06 часов 60 минут, 8-го дня 1-ей недели Бирюзового месяца, 9590 года от Озарения
-Когда будете пришивать новые петлицы, брат корвет-капитан? - с притворной угодливостью спросил начмед. -Да и пирушка по поводу назначения комендантом лагеря тоже причитается.
Новоиспеченный корвет-капитан Хацуко Зо довольно ухмыльнулся:
-Брось прибедняться! Можно подумать, тебя обидели. Перевод в штабной госпиталь на должность заведующего отделением - это ли не повышение!
-Да разве я жалуюсь! -возопил врач, -Такого, честно говоря, и не ожидал. Надо же, как быстро отреагировали штабные...
-Что ж, значит, мы не ошиблись. Спасибо дробь семнадцатому. Только, думаю, о нем и об этой истории нам следует навсегда забыть и помнить только последние слова в шифровке. Те, что о высшей мере...
-Ну, это понятно. Как там в пословице: "Молчишь - значит живёшь", да?
-Именно, знахарь.
Ход 17
Саракш
Островная империя. Белый пояс. Остров Цузуй.

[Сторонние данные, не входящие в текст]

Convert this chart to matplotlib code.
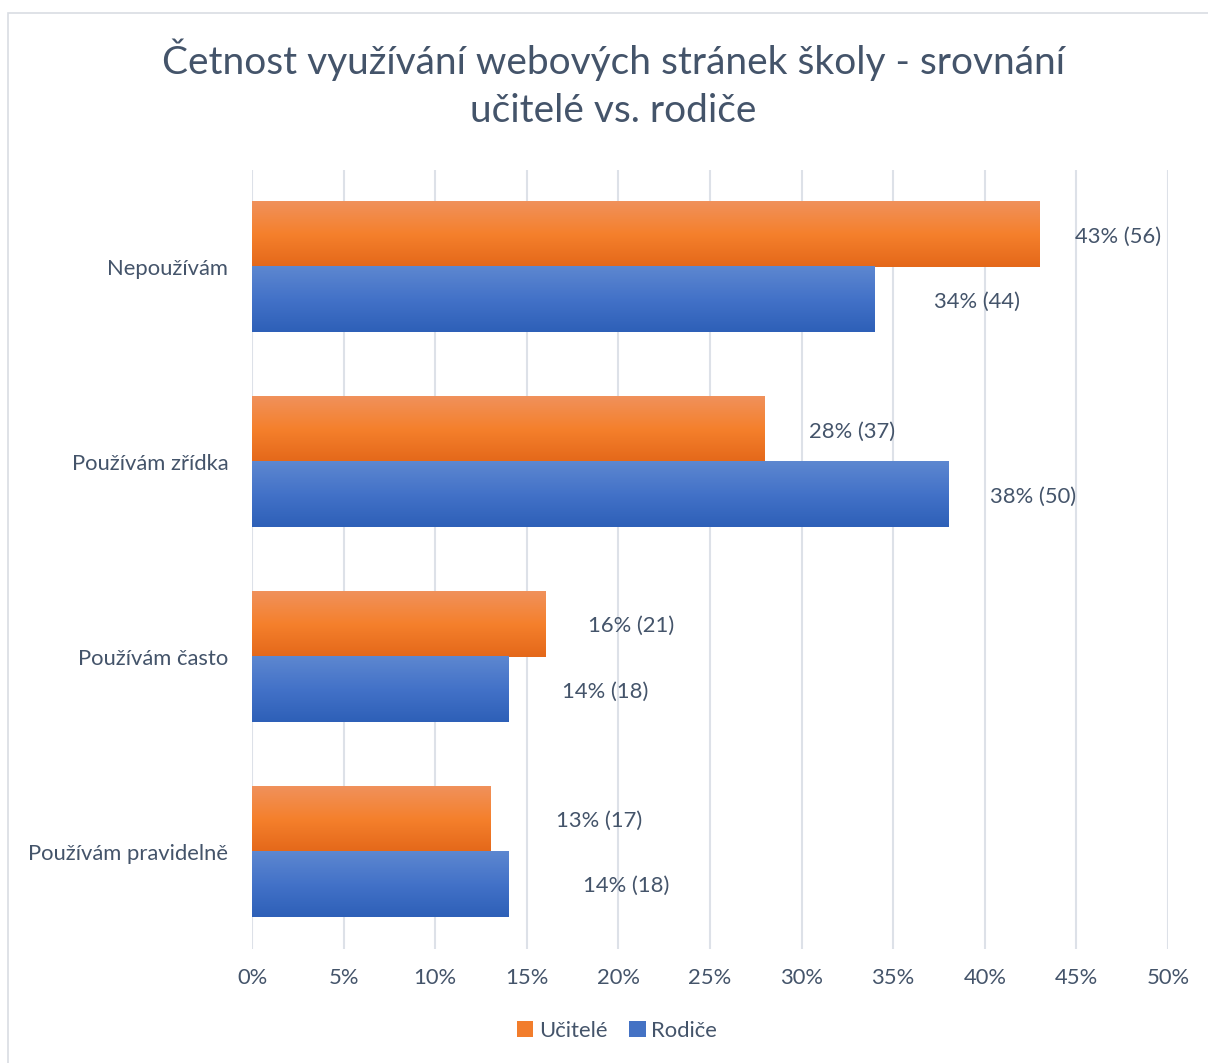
import numpy as np
import matplotlib
matplotlib.use("Agg")
import matplotlib.pyplot as plt
from matplotlib.colors import LinearSegmentedColormap
from matplotlib.patches import Rectangle, Patch

# data
categories = ["Nepoužívám", "Používám zřídka", "Používám často", "Používám pravidelně"]
ucitele_pct = [43, 28, 16, 13]
ucitele_n = [56, 37, 21, 17]
rodice_pct = [34, 38, 14, 14]
rodice_n = [44, 50, 18, 18]
series_names = ["Učitelé", "Rodiče"]
xticks = [0, 5, 10, 15, 20, 25, 30, 35, 40, 45, 50]

# manual label offsets (pixels), like in the original sheet
off_u = [35, 44, 43, 66]
off_r = [59, 42, 54, 75]

plt.rcParams['font.family'] = ['Lato', 'DejaVu Sans']
text_col = "#44546A"
fs = 15.8

fig = plt.figure(figsize=(12.08, 10.63), dpi=100)
ax = fig.add_axes([252/1208, 1 - 949/1063, (1168-252)/1208, (949-170)/1063])

orange = LinearSegmentedColormap.from_list("o", ["#F0915B", "#F5802C", "#E4681A"])
blue = LinearSegmentedColormap.from_list("b", ["#5D87D0", "#4372C8", "#2E60B8"])

y = np.arange(len(categories))
h = 0.334
bu = ax.barh(y - h/2, ucitele_pct, height=h, color="#F27D2C", zorder=2)
br = ax.barh(y + h/2, rodice_pct, height=h, color="#4472C4", zorder=2)

grad = np.linspace(0, 1, 64).reshape(-1, 1)
for bars, cm in ((bu, orange), (br, blue)):
    for p in bars:
        x0, y0, w, hh = p.get_x(), p.get_y(), p.get_width(), p.get_height()
        ax.imshow(grad, cmap=cm, aspect="auto", origin="upper",
                  extent=(x0, x0 + w, y0 + hh, y0), zorder=3)
        p.set_visible(False)

for i in range(len(categories)):
    ax.annotate(f"{ucitele_pct[i]}% ({ucitele_n[i]})", (ucitele_pct[i], y[i] - h/2),
                xytext=(off_u[i], -2), textcoords="offset pixels",
                va="center", ha="left", fontsize=fs, color=text_col)
    ax.annotate(f"{rodice_pct[i]}% ({rodice_n[i]})", (rodice_pct[i], y[i] + h/2),
                xytext=(off_r[i], -2), textcoords="offset pixels",
                va="center", ha="left", fontsize=fs, color=text_col)

ax.set_xlim(0, 50)
ax.set_ylim(3.5, -0.5)
ax.set_xticks(xticks)
ax.set_xticklabels([f"{t}%" for t in xticks], fontsize=fs, color=text_col)
ax.set_yticks(y)
ax.set_yticklabels(categories, fontsize=fs, color=text_col)
ax.tick_params(axis="both", length=0)
ax.tick_params(axis="x", pad=14)
ax.tick_params(axis="y", pad=17)
ax.grid(axis="x", color="#DDE1E8", linewidth=1.5, zorder=0)
for s in ax.spines.values():
    s.set_visible(False)
ax.set_axisbelow(True)

fig.text(613/1208, 1 - 60/1063, "Četnost využívání webových stránek školy - srovnání",
         ha="center", va="center", fontsize=28, color=text_col)
fig.text(613/1208, 1 - 111/1063, "učitelé vs. rodiče",
         ha="center", va="center", fontsize=28, color=text_col)

handles = [Patch(facecolor="#F27D2C"), Patch(facecolor="#4472C4")]
leg = fig.legend(handles, series_names, loc="center", bbox_to_anchor=(617/1208, 1 - 1031/1063),
                 ncol=2, frameon=False, fontsize=fs, handlelength=0.75, handleheight=0.75,
                 handletextpad=0.25, columnspacing=1.0)
for t in leg.get_texts():
    t.set_color(text_col)

fig.patches.append(Rectangle((8/1208, -0.01), 1.02, 1 - 13/1063 + 0.01, transform=fig.transFigure,
                             fill=False, edgecolor="#D9DDE3", linewidth=1.2))

fig.savefig("out.png", dpi=100)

Карантинный лагерь "Возрождение"
07 часов 50 минут, 9-го дня 2-ей недели Оранжевого месяца, 9590 года от Озарения
Дредноут посреди фьорда медленно и беззвучно разворачивал башни, выцеливал на берегу чудовищными жерлами пушек оцепеневший от ужаса вражеский форт. Орудия с ревом выметнули огонь и дым. Поверх изображения на большом настенном экране поползли титры. Историческая кинодрама "Броненосец Боцойги" закончилась, в зале включили свет. Восемьдесят второй мужской, семьдесят девятый и сорок шестой женские отряды "выпускников" вышли из клуба и построились.